I don’t want to spoil anything for the readers by telling any more of the story. However, I must say that I found it riveting and very hard to put down. I loved that it was set in the 1970s as that was when I was in my twenties; I was able to enjoy the reminders of certain pop stars and other things that pertained to that era.

The author is obviously familiar with both Glasgow and London and describes those places with confidence and ease, helping the reader to ‘see’ the scenes without going into too much heavy description, which I like; I can’t bear large descriptive paragraphs when a story is so interesting – I want to get on with it!
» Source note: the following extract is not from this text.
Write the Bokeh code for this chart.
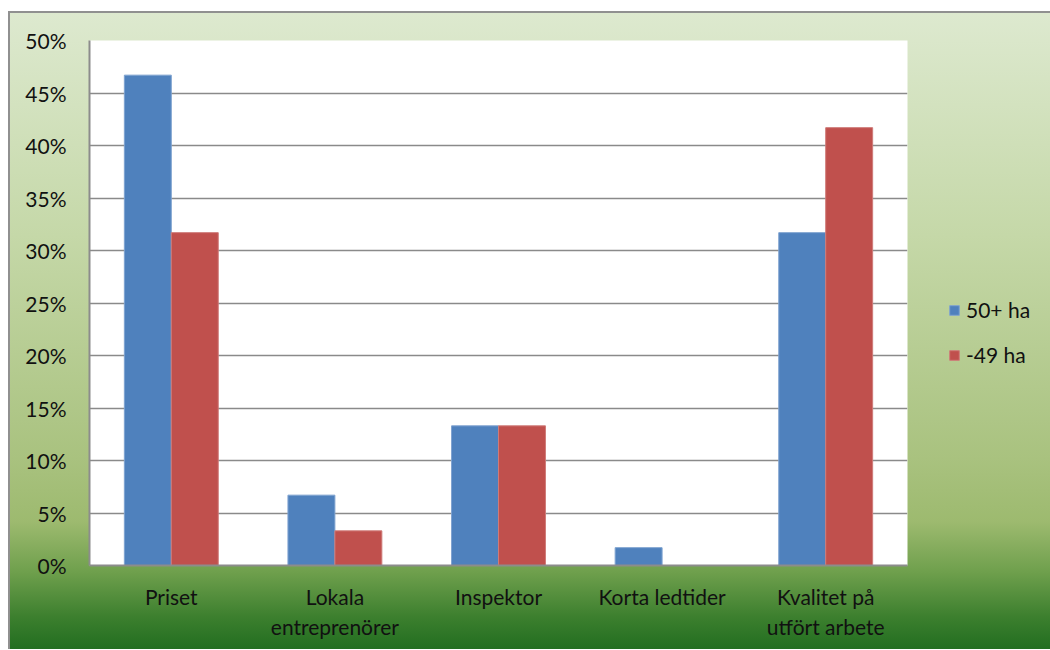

I loved Bobbie and understood her; I am sure that most of us have done some pretty stupid stuff when we have made wrong choices or something has happened that was beyond our control although hopefully most of us never found a ‘Michael’.

I also loved that Bobbie had a devoted male friend who did not judge her but was always there to do what he could, in spite of his own relationships.

This has a fast moving storyline and is an absorbing book; I thoroughly recommend it.